- Estimated 78,000 Brits leave the UK to work overseas each year
- Many risk their financial future because of failure to take basic steps

 

Britons leaving the UK for work could actually find themselves worse off in the future because they fail to take basic steps to prepare themselves financially, warns AES International. 

Each year, an estimated 78,000 Britons leave the UK to work overseas(1), often enticed by higher pay and lower taxes. However, while there is the potential to earn much more when working abroad, people often let themselves down by not taking relatively simple steps to secure their finances before they leave.

Sam Instone, chief executive of AES International, which specialises in providing financial advice to British expatriates before and after they move overseas, said: “Moving overseas is obviously a hugely exciting time, but it can also be stressful and complex.

“Often farthest from people’s minds are things like tax, inheritance and pension savings, but getting these right can help to secure the financial future people are often chasing when they move abroad.

“We sadly see many cases where people have moved overseas and who have seen their earnings significantly improve, but who have been caught out by UK taxes, local laws or by the sales tactics of unscrupulous offshore salesmen.

“Clearly taking professional financial advice in this situation is highly recommended, but failing that, there are some simple steps people can take before they move which could really make a difference financially.”

Here are the five steps AES International believes all aspiring British expatriates should take before leaving the UK:

1) Let HM Revenue & Customs know you are leaving

Before leaving the UK, you must complete form P85. Despite this, more than half of British people we surveyed who were preparing to move abroad, had no idea what a form P85 was.

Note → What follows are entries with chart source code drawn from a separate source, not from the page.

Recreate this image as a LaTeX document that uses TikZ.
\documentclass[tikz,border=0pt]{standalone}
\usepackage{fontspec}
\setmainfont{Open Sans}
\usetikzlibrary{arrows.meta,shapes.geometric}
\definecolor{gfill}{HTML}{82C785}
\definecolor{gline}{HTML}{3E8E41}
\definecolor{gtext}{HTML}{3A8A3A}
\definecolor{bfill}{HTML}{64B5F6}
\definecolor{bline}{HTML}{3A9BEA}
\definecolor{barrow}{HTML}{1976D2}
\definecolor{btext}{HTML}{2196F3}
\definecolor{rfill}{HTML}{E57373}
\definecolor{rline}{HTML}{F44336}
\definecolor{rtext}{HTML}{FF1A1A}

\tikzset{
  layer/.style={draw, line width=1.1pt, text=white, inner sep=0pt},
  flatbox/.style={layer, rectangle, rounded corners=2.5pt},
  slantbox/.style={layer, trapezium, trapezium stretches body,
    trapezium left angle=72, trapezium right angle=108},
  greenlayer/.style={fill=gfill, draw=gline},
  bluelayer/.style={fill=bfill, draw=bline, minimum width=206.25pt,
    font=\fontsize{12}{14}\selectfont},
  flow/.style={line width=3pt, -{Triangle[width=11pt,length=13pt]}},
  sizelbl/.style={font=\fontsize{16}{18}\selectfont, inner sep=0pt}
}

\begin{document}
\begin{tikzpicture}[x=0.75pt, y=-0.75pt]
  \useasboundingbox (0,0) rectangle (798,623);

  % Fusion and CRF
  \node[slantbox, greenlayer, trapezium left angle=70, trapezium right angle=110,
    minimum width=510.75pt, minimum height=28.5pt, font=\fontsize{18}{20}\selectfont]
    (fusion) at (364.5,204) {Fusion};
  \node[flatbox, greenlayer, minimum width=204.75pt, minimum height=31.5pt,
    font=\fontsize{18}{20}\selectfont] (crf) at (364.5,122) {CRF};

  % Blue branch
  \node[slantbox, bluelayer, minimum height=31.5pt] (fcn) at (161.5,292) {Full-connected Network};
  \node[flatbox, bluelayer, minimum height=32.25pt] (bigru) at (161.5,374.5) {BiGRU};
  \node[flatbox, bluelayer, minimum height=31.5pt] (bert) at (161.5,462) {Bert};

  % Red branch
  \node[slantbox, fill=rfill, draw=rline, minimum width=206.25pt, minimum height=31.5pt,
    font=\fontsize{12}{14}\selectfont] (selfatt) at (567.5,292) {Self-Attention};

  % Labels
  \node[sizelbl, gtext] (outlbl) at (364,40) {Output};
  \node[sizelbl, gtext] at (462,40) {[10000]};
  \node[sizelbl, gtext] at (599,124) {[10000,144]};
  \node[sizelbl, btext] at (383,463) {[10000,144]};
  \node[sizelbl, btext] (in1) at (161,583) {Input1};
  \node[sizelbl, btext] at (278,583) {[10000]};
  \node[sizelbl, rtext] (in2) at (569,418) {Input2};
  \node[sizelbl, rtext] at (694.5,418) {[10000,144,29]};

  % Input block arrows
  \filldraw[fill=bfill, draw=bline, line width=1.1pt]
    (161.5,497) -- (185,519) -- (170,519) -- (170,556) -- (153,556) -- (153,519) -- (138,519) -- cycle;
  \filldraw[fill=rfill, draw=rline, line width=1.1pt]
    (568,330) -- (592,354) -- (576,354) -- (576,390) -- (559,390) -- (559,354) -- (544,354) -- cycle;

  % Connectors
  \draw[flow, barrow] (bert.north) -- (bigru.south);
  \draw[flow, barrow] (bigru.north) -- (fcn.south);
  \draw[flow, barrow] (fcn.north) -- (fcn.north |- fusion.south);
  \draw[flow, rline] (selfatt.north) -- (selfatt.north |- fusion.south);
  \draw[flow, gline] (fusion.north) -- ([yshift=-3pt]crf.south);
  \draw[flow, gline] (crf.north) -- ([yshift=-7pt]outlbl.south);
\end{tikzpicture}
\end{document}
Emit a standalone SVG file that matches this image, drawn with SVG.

The form is crucial for expats to ensure they will not be chased for tax and so that they can claim tax relief or any tax refunds they are owed. Furthermore, if you plan on becoming non-UK resident for tax purposes, you will need to complete this form and cut all ties with the UK.

Failure to do so could be very costly in the future. The high-profile case of Robert Gaines-Cooper, a businessman who moved to the Seychelles in 1976, but was still deemed not to have cut ties with the UK, should act as a warning.

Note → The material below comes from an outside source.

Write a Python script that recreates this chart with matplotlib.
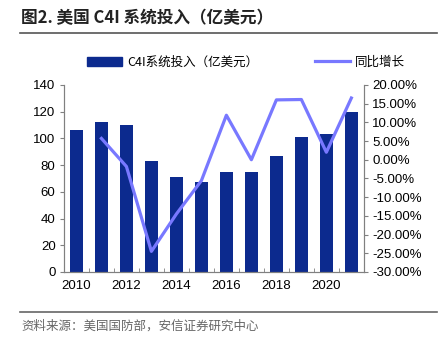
import matplotlib.pyplot as plt
from matplotlib.lines import Line2D
from matplotlib.ticker import FixedLocator

plt.rcParams['font.family'] = ['Liberation Sans', 'Noto Sans CJK SC', 'DejaVu Sans']

# Data
years = [2010, 2011, 2012, 2013, 2014, 2015, 2016, 2017, 2018, 2019, 2020, 2021]
spend = [106, 112, 110, 83, 71, 67, 75, 75, 87, 101, 103, 120]
growth_years = years[1:]
growth = [5.7, -1.8, -24.5, -14.5, -5.6, 11.9, 0.0, 16.0, 16.1, 2.0, 16.5]

bar_color = '#0C2A8E'
line_color = '#7878FF'
axis_color = '#808080'
cjk = ['Noto Sans CJK SC', 'Liberation Sans']

fig = plt.figure(figsize=(4.47, 3.37), dpi=100)
ax = fig.add_axes([0.143, 0.193, 0.671, 0.555])
ax2 = ax.twinx()

ax.bar(years, spend, width=0.52, color=bar_color, zorder=2)
ax2.plot(growth_years, growth, color=line_color, lw=2.3, zorder=3)
ax.set_zorder(ax2.get_zorder() - 1)
ax2.patch.set_visible(False)

ax.set_xlim(2009.5, 2021.5)
ax.set_ylim(0, 140)
ax.set_yticks(range(0, 141, 20))
ax2.set_ylim(-30, 20)
ax2.set_yticks(range(-30, 21, 5))
ax2.set_yticklabels([f'{v:.2f}%' for v in range(-30, 21, 5)])

ax.set_xticks([2010, 2012, 2014, 2016, 2018, 2020])
ax.xaxis.set_minor_locator(FixedLocator([y + 0.5 for y in range(2009, 2022)]))
ax.tick_params(axis='x', which='major', length=0, pad=6, labelsize=9.5)
ax.tick_params(axis='x', which='minor', length=3, color=axis_color, direction='in')
ax.tick_params(axis='y', length=3, color=axis_color, labelsize=9.5, pad=3)
ax2.tick_params(axis='y', length=3, color=axis_color, labelsize=9.5, pad=3)

for a in (ax, ax2):
    a.spines['top'].set_visible(False)
    for s in ('left', 'right', 'bottom'):
        a.spines[s].set_color(axis_color)
        a.spines[s].set_linewidth(0.8)

handles = [plt.Rectangle((0, 0), 1, 1, color=bar_color),
           Line2D([0], [0], color=line_color, lw=2.3)]
fig.legend(handles, ['C4I系统投入（亿美元）', '同比增长'], loc='center',
           bbox_to_anchor=(0.55, 0.815), ncol=2, frameon=False,
           prop={'family': cjk, 'size': 9},
           handlelength=2.8, columnspacing=4.5, handletextpad=0.4)

fig.text(0.047, 0.945, '图2. 美国 C4I 系统投入（亿美元）', fontsize=12,
         fontweight='bold', va='center', ha='left', color='#222222', family=cjk)
fig.add_artist(Line2D([0.045, 0.978], [0.902, 0.902], color='#555555', lw=1.2))
fig.add_artist(Line2D([0.045, 0.978], [0.073, 0.073], color='#666666', lw=1.2))
fig.text(0.047, 0.033, '资料来源：美国国防部，安信证券研究中心', fontsize=9,
         va='center', ha='left', color='#666666', family=cjk)

fig.savefig('out.png', dpi=100)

2) Contact your mortgage provider

Letting your home when you move abroad is a logical and very sensible decision to make. Using the rental income to cover the mortgage and overheads frees cash for you to live elsewhere. However, if the home was bought with a residential mortgage, you must inform your provider. Otherwise, you could face high charges or worse, as, without informing them, it will be deemed a breach of the mortgage contract.

3) Update your insurance
If you fail to inform your insurer that you have moved abroad, then you may find your policies are invalid. It is likely that the life insurance cover you have, which will also cover mortgage costs in the event of your death, is only valid within the UK. In the most extreme cases, this could mean your spouse and any dependents could be left having to pay off a mortgage on a property with no insurance pay out at all.

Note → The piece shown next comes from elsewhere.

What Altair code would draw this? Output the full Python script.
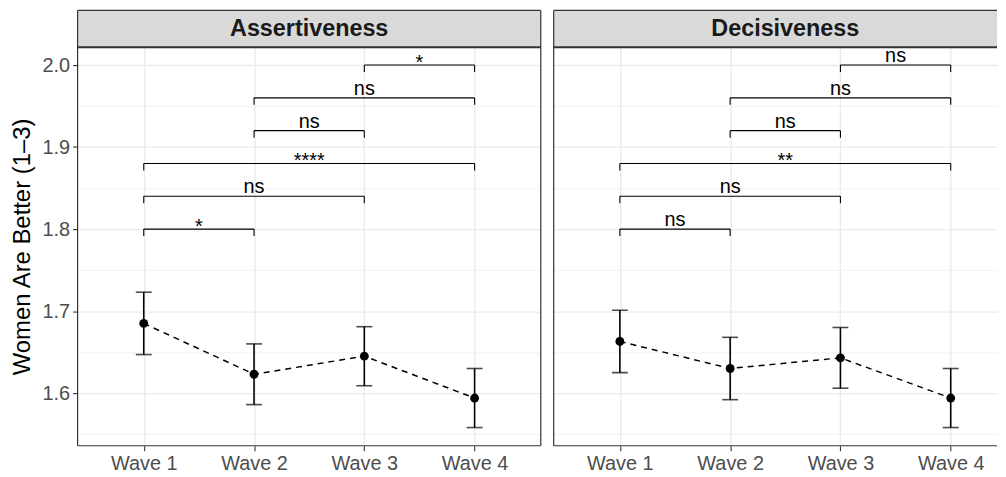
import altair as alt
import pandas as pd

# ---------------- data ----------------
waves = ["Wave 1", "Wave 2", "Wave 3", "Wave 4"]
wave_idx = [1, 2, 3, 4]
panels = ["Assertiveness", "Decisiveness"]

assert_mean = [1.685, 1.623, 1.645, 1.594]
assert_lo = [1.647, 1.586, 1.609, 1.558]
assert_hi = [1.723, 1.660, 1.681, 1.630]

decis_mean = [1.663, 1.630, 1.643, 1.594]
decis_lo = [1.625, 1.592, 1.606, 1.558]
decis_hi = [1.701, 1.668, 1.680, 1.630]

pair_start = [1, 1, 1, 2, 2, 3]
pair_end = [2, 3, 4, 3, 4, 4]
bracket_y = [1.80, 1.84, 1.88, 1.92, 1.96, 2.00]
assert_sig = ["*", "ns", "****", "ns", "ns", "*"]
decis_sig = ["ns", "ns", "**", "ns", "ns", "ns"]

y_grid_vals = [1.55, 1.6, 1.65, 1.7, 1.75, 1.8, 1.85, 1.9, 1.95, 2.0]
y_domain = [1.5358, 2.0218]

# ---------------- layout ----------------
W_L = 466            # full panel width
W_R = 446            # right panel, cut at the window edge like the reference
H = 401
STRIP = 37
FONT = "Liberation Sans"
BORDER = "#333333"
x_domain_L = [0.4, 4.6]
x_domain_R = [0.4, 0.4 + W_R * 4.2 / W_L]

major = "abs(datum.value*10 - round(datum.value*10)) < 0.001"
wave_list_js = "[" + ",".join("'%s'" % w for w in waves) + "]"


def panel(name, mean, lo, hi, sig, left):
    W = W_L if left else W_R
    pts = pd.DataFrame({"wave": wave_idx, "mean": mean, "lo": lo, "hi": hi})
    br = pd.DataFrame({"a": pair_start, "b": pair_end, "y": bracket_y, "label": sig})
    strip_df = pd.DataFrame({"panel": [name]})

    xs = alt.Scale(domain=x_domain_L if left else x_domain_R, nice=False, zero=False)
    ys = alt.Scale(domain=y_domain, nice=False, zero=False)

    xaxis = alt.Axis(
        values=wave_idx,
        labelExpr=wave_list_js + "[datum.value - 1]",
        title=None,
        grid=True,
        gridColor="#ebebeb",
        gridWidth=1.4,
        domain=False,
        tickSize=5,
        tickColor=BORDER,
        tickWidth=1.1,
        labelFontSize=20,
        labelColor="#4d4d4d",
        labelPadding=3,
        labelFont=FONT,
    )
    if left:
        yaxis = alt.Axis(
            values=y_grid_vals,
            labelExpr=major + " ? format(datum.value, '.1f') : ''",
            title="Women Are Better (1–3)",
            titleFontSize=24,
            titleFontWeight="normal",
            titleColor="black",
            titleFont=FONT,
            titlePadding=8,
            labelFontSize=20,
            labelColor="#4d4d4d",
            labelFont=FONT,
            labelPadding=3,
            tickSize=5,
            tickColor=BORDER,
            tickWidth=1.1,
            tickOpacity={"condition": {"test": major, "value": 1}, "value": 0},
            gridColor="#ebebeb",
            gridWidth={"condition": {"test": major, "value": 1.4}, "value": 0.7},
            domain=False,
        )
    else:
        yaxis = alt.Axis(
            values=y_grid_vals,
            labels=False,
            ticks=False,
            title=None,
            gridColor="#ebebeb",
            gridWidth={"condition": {"test": major, "value": 1.4}, "value": 0.7},
            domain=False,
        )

    def X(f):
        return alt.X(f, type="quantitative", scale=xs, axis=xaxis)

    def Y(f):
        return alt.Y(f, type="quantitative", scale=ys, axis=yaxis)

    base = alt.Chart(pts)
    line = base.mark_line(color="black", strokeWidth=1.5, strokeDash=[6, 5]).encode(
        x=X("wave"), y=Y("mean")
    )
    err = base.mark_rule(color="black", strokeWidth=1.6).encode(
        x=X("wave"), y=Y("lo"), y2="hi:Q"
    )
    cap_lo = base.mark_tick(color="black", orient="horizontal", size=16, thickness=1.6).encode(
        x=X("wave"), y=Y("lo")
    )
    cap_hi = base.mark_tick(color="black", orient="horizontal", size=16, thickness=1.6).encode(
        x=X("wave"), y=Y("hi")
    )
    dots = base.mark_circle(color="black", size=80, opacity=1).encode(
        x=X("wave"), y=Y("mean")
    )

    bb = alt.Chart(br)
    hline = bb.mark_rule(color="black", strokeWidth=1.1).encode(
        x=X("a"), x2="b:Q", y=Y("y")
    )
    tip_l = bb.transform_calculate(yt="datum.y - 0.0085").mark_rule(
        color="black", strokeWidth=1.1
    ).encode(x=X("a"), y=Y("y"), y2="yt:Q")
    tip_r = bb.transform_calculate(yt="datum.y - 0.0085").mark_rule(
        color="black", strokeWidth=1.1
    ).encode(x=X("b"), y=Y("y"), y2="yt:Q")
    ns_txt = bb.transform_filter("datum.label == 'ns'").transform_calculate(
        xm="(datum.a + datum.b) / 2"
    ).mark_text(
        font=FONT, fontSize=20, color="black", baseline="alphabetic", dy=-3
    ).encode(x=X("xm"), y=Y("y"), text="label:N")
    star_txt = bb.transform_filter("datum.label != 'ns'").transform_calculate(
        xm="(datum.a + datum.b) / 2"
    ).mark_text(
        font=FONT, fontSize=20, color="black", baseline="alphabetic", dy=4
    ).encode(x=X("xm"), y=Y("y"), text="label:N")

    # strip (facet header) and panel borders
    sd = alt.Chart(strip_df)
    strip_fill = sd.mark_rect(fill="#d9d9d9", strokeWidth=0).encode(
        x=alt.value(0), x2=alt.value(W), y=alt.value(-STRIP), y2=alt.value(0)
    )
    strip_text = sd.mark_text(
        font=FONT, fontSize=23.5, fontWeight="bold", color="#1a1a1a", baseline="middle"
    ).encode(x=alt.value(W_L / 2), y=alt.value(-STRIP / 2 + 0.5), text="panel:N")

    def seg(x, x2, y, y2, w=1.2):
        return sd.mark_rule(color=BORDER, strokeWidth=w).encode(
            x=alt.value(x), x2=alt.value(x2), y=alt.value(y), y2=alt.value(y2)
        )

    borders = [
        seg(0, 0, -STRIP, H),          # left side
        seg(0, W, -STRIP, -STRIP),     # strip top
        seg(0, W, 0, 0, 2.0),          # strip bottom / panel top
        seg(0, W, H, H),               # panel bottom
    ]
    if left:
        borders.append(seg(W, W, -STRIP, H))  # right side

    return alt.layer(
        strip_fill,
        line, err, cap_lo, cap_hi, dots,
        hline, tip_l, tip_r, ns_txt, star_txt,
        strip_text, *borders,
    ).properties(width=W, height=H)


left_panel = panel(panels[0], assert_mean, assert_lo, assert_hi, assert_sig, True)
right_panel = panel(panels[1], decis_mean, decis_lo, decis_hi, decis_sig, False)

chart = alt.hconcat(left_panel, right_panel, spacing=11).properties(
    padding={"left": 2, "top": 0, "right": 0, "bottom": 0}, background="white"
).configure_view(stroke=None)

chart.save("out.html", embed_options={"renderer": "svg", "actions": False})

4) Understand your pension options
When you leave the UK, you may still want to keep up pension contributions into a UK scheme.

This is allowed, but you are very restricted as to how much you can pay in. As the rules stand, you are currently allowed to put up to £300 per month into a UK pension, capped at £3,600 per year for five years. Contributions made over and above this and after five years will not be tax relieved and so you may ultimately receive a tax bill from HMRC. In comparison, the current annual allowance in the UK for pension contributions is £40,000.

5) Do not take financial advice from an unregulated firm (find someone before you go)
Unfortunately, the minute a British person arrives overseas they become the target for unregulated offshore financial salesmen. Seek financial advice from a regulated firm with qualified individuals. It is usually relatively straightforward to check a company’s credentials online these days, but if in doubt, go elsewhere. It can be very costly if you take bad financial advice.